Pair your robots.txt with a sitemap generator, a Google SERP preview for your titles and descriptions, and a schema markup generator for richer results.

Frequently Asked Questions

What is robots.txt?

A robots.txt file is a plain text file placed at the root of your domain that tells search engine crawlers which URLs they can or cannot request. It follows the Robots Exclusion Protocol (RFC 9309) and is one of the first files every crawler fetches when visiting your site.

Where should I put my robots.txt file?

Upload it to the root of your domain so it is reachable at https://yourdomain.com/robots.txt. It must be served with Content-Type: text/plain and return a 200 status code. A file at /blog/robots.txt or /subfolder/robots.txt is ignored.

Does robots.txt block pages from appearing in Google?

No. Robots.txt only blocks crawling, not indexing. A disallowed URL can still appear in Google Search if other pages link to it — it will just show without a snippet. To fully remove a page from search results, use a <meta name="robots" content="noindex"> tag or an X-Robots-Tag HTTP header and allow Google to crawl the page so it can read the directive.

Should I block AI crawlers like GPTBot and ClaudeBot?

It depends on your goals. Blocking GPTBot (OpenAI), ClaudeBot (Anthropic), Google-Extended (Gemini training) and CCBot (Common Crawl) prevents those companies from using your content to train language models. It does not affect regular search engine rankings — Googlebot is a separate crawler from Google-Extended. Publishers who want to stay in ChatGPT or Claude's browsing answers should keep them allowed.

What is the difference between Disallow and noindex?

Disallow in robots.txt stops crawlers from fetching a URL at all. noindex (in a meta tag or HTTP header) lets crawlers fetch the page but tells them not to include it in search results. For removing pages from Google, noindex is almost always the correct choice.

Do wildcards work in robots.txt?

Yes for most modern crawlers. * matches any sequence of characters, and $ anchors a pattern to the end of the URL. For example, Disallow: /*.pdf$ blocks every URL ending in .pdf. Googlebot, Bingbot and Yandex all support these extensions.

Should I include my sitemap in robots.txt?

Yes. Adding Sitemap: https://yourdomain.com/sitemap.xml is the simplest way to help every search engine discover your XML sitemap without needing to submit it through each webmaster console. You can list multiple sitemaps on separate lines.
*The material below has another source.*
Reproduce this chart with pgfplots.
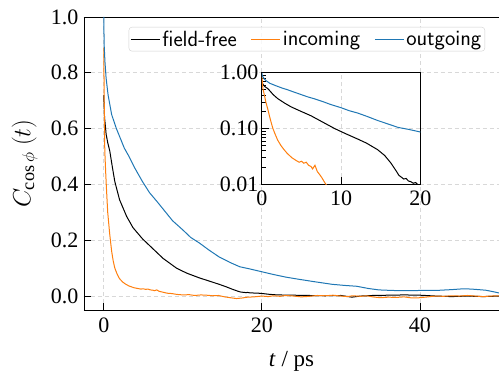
\documentclass[border=0pt]{standalone}
\usepackage{fontspec}
\setmainfont{Liberation Serif}
\usepackage{pgfplots}
\usepackage{pgfplotstable}
\pgfplotsset{compat=1.18}
\definecolor{tabblue}{HTML}{1F77B4}
\definecolor{taborange}{HTML}{FF7F0E}
\definecolor{gridgray}{HTML}{D8D8D8}

\pgfplotstableread{
t C
0 0.72
0.1 0.64
0.3 0.58
0.5 0.55
0.76 0.52
1.1 0.46
1.4 0.41
2.0 0.345
2.9 0.285
3.7 0.245
4.9 0.205
6.2 0.17
7.5 0.135
9.2 0.10
10.5 0.082
12.1 0.065
13.2 0.055
14.6 0.042
15.5 0.033
16.3 0.024
17.0 0.017
17.3 0.0145
17.6 0.0135
17.9 0.0125
18.2 0.0128
18.5 0.0115
18.8 0.0112
19.1 0.0105
19.4 0.0108
19.7 0.0098
20.0 0.0092
21 0.006
22 0.004
24 0.003
26 0.002
28 0.001
30 0.002
31.4 -0.004
32.5 0.0
34 0.002
36 0.003
38 0.004
40 0.003
42 0.0
44 -0.002
46 0.0
48 -0.002
50 0.0
}\fieldfree

\pgfplotstableread{
t C
0 0.89
0.05 0.72
0.13 0.52
0.25 0.44
0.35 0.38
0.5 0.30
0.76 0.22
1.0 0.16
1.2 0.125
1.4 0.10
1.7 0.078
2.0 0.062
2.4 0.05
2.8 0.042
3.2 0.036
3.8 0.03
4.3 0.027
4.7 0.025
5.0 0.026
5.3 0.024
5.6 0.025
5.9 0.022
6.2 0.021
6.4 0.019
6.7 0.022
7.0 0.017
7.3 0.015
7.6 0.013
7.9 0.011
8.2 0.0095
8.6 0.009
9.2 0.006
10 0.004
10.8 0.005
11.5 0.002
12.3 0.004
13 0.003
13.8 0.001
14.5 0.002
15.3 -0.003
16 -0.006
16.8 -0.009
17.5 -0.007
18.2 -0.004
19 -0.003
20 0.0
20.8 -0.002
21.5 0.001
22.3 -0.001
23 0.002
24 0.0
25 -0.003
26 -0.001
27 0.002
28 0.001
29 0.003
30 0.0
30.8 -0.002
31.5 0.001
32.5 -0.001
33.3 0.001
34 -0.003
35 -0.006
36 -0.004
37 -0.005
38 -0.003
39 -0.007
40 -0.006
41 -0.003
42 0.0
43 -0.001
44 0.001
45 0.0
46 0.002
47 0.0
48 -0.002
49 0.0
50 0.001
}\incoming

\pgfplotstableread{
t C
0 1.0
0.05 0.90
0.15 0.84
0.3 0.78
0.55 0.72
1.0 0.65
1.6 0.60
2.6 0.53
3.1 0.505
3.9 0.46
4.9 0.41
5.8 0.37
6.7 0.34
7.7 0.305
8.7 0.27
10 0.237
11 0.21
12.1 0.19
13.3 0.165
14.6 0.14
16 0.12
17.2 0.105
18.5 0.097
20 0.087
21.5 0.077
23 0.068
24.7 0.06
26.5 0.052
28.9 0.042
30.5 0.038
32 0.035
33.5 0.027
34.8 0.022
36.5 0.02
38.2 0.019
40 0.02
42 0.02
44 0.023
45.5 0.026
46.5 0.025
48.3 0.021
49.2 0.016
50 0.011
}\outgoing

\begin{document}
\begin{tikzpicture}
\begin{axis}[
  name=main,
  at={(0,0)}, anchor=south west,
  scale only axis,
  width=415pt, height=293pt,
  xmin=-2.5, xmax=50, ymin=-0.05, ymax=1.0,
  axis x line*=box, axis y line*=left,
  xtick pos=bottom, ytick pos=left,
  tick align=inside,
  major tick length=7pt,
  xtick={0,20,40},
  ytick={0,0.2,0.4,0.6,0.8,1.0},
  /pgf/number format/assume math mode=true,
  ticklabel style={font=\fontsize{22}{24}\selectfont},
  xticklabel style={yshift=-4pt},
  yticklabel style={xshift=-2pt, /pgf/number format/.cd, fixed, fixed zerofill, precision=1},
  every tick/.style={black, line width=0.9pt},
  axis line style={black, line width=0.9pt},
  grid=major,
  major grid style={gridgray, dash pattern=on 4pt off 3pt, line width=0.8pt},
  xlabel={\textit{t} / ps},
  ylabel={$C_{\cos\phi}\ (t)$},
  xlabel style={font=\fontsize{23}{25}\selectfont, at={(axis description cs:0.5,-0.175)}, anchor=center},
  ylabel style={font=\fontsize{26}{28}\selectfont, at={(axis description cs:-0.143,0.5)}, anchor=center},
  legend columns=3,
  legend style={at={(1,1)}, anchor=north east, xshift=-14pt, yshift=-10pt,
    font=\sffamily\fontsize{22}{24}\selectfont,
    draw=black!18, rounded corners=3pt, fill=white, fill opacity=0.8, text opacity=1,
    inner sep=1.5pt},
  legend image code/.code={\path (0pt,0pt) -- (29pt,0pt); \draw[#1, line width=1pt] (3pt,0pt) -- (23pt,0pt);},
  legend cell align=left,
]
\addplot[black, line width=1pt] table[x=t, y=C] {\fieldfree};
\addlegendentry{field-free\rule{12pt}{0pt}}
\addplot[taborange, line width=1pt] table[x=t, y=C] {\incoming};
\addlegendentry{incoming\rule{12pt}{0pt}}
\addplot[tabblue, line width=1pt] table[x=t, y=C] {\outgoing};
\addlegendentry{outgoing}
\coordinate (ins) at (axis cs:20,0.4);
\end{axis}

\begin{axis}[
  at={(ins)}, anchor=south west,
  scale only axis,
  width=158.5pt, height=111.6pt,
  xmin=0, xmax=20, ymin=0.01, ymax=1,
  ymode=log,
  axis background/.style={fill=white},
  xtick={0,10,20},
  ytick={0.01,0.1,1},
  yticklabels={0.01,0.10,1.00},
  /pgf/number format/assume math mode=true,
  xtick pos=bottom, ytick pos=left,
  tick align=inside,
  major tick length=7pt, minor tick length=4pt,
  every tick/.style={black, line width=0.8pt},
  axis line style={black, line width=0.9pt},
  ticklabel style={font=\fontsize{22}{24}\selectfont},
  xticklabel style={yshift=-3pt},
  grid=major,
  major grid style={gridgray, dash pattern=on 4pt off 3pt, line width=0.8pt},
]
\addplot[black, line width=1pt, restrict x to domain=0:20.5] table[x=t, y=C] {\fieldfree};
\addplot[taborange, line width=1pt, restrict x to domain=0:9.3] table[x=t, y=C] {\incoming};
\addplot[tabblue, line width=1pt] table[x=t, y=C] {\outgoing};
\end{axis}
\pgfresetboundingbox
\path[use as bounding box] (-84pt,-64pt) rectangle (415pt,310pt);
\end{tikzpicture}
\end{document}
Can I use robots.txt to hide sensitive URLs?

No. Robots.txt is publicly readable, so listing a URL there actually advertises its existence to anyone who views the file. For private content, use HTTP authentication, IP allow-listing, or return a 403/404 for unauthorized requests — never rely on robots.txt for security.

How do I test my robots.txt file?

Use Google Search Console's robots.txt Tester to verify Googlebot's interpretation of your rules, and check Bing Webmaster Tools for Bingbot. Always fetch yourdomain.com/robots.txt in a browser after uploading to confirm it returns the expected content with a 200 status.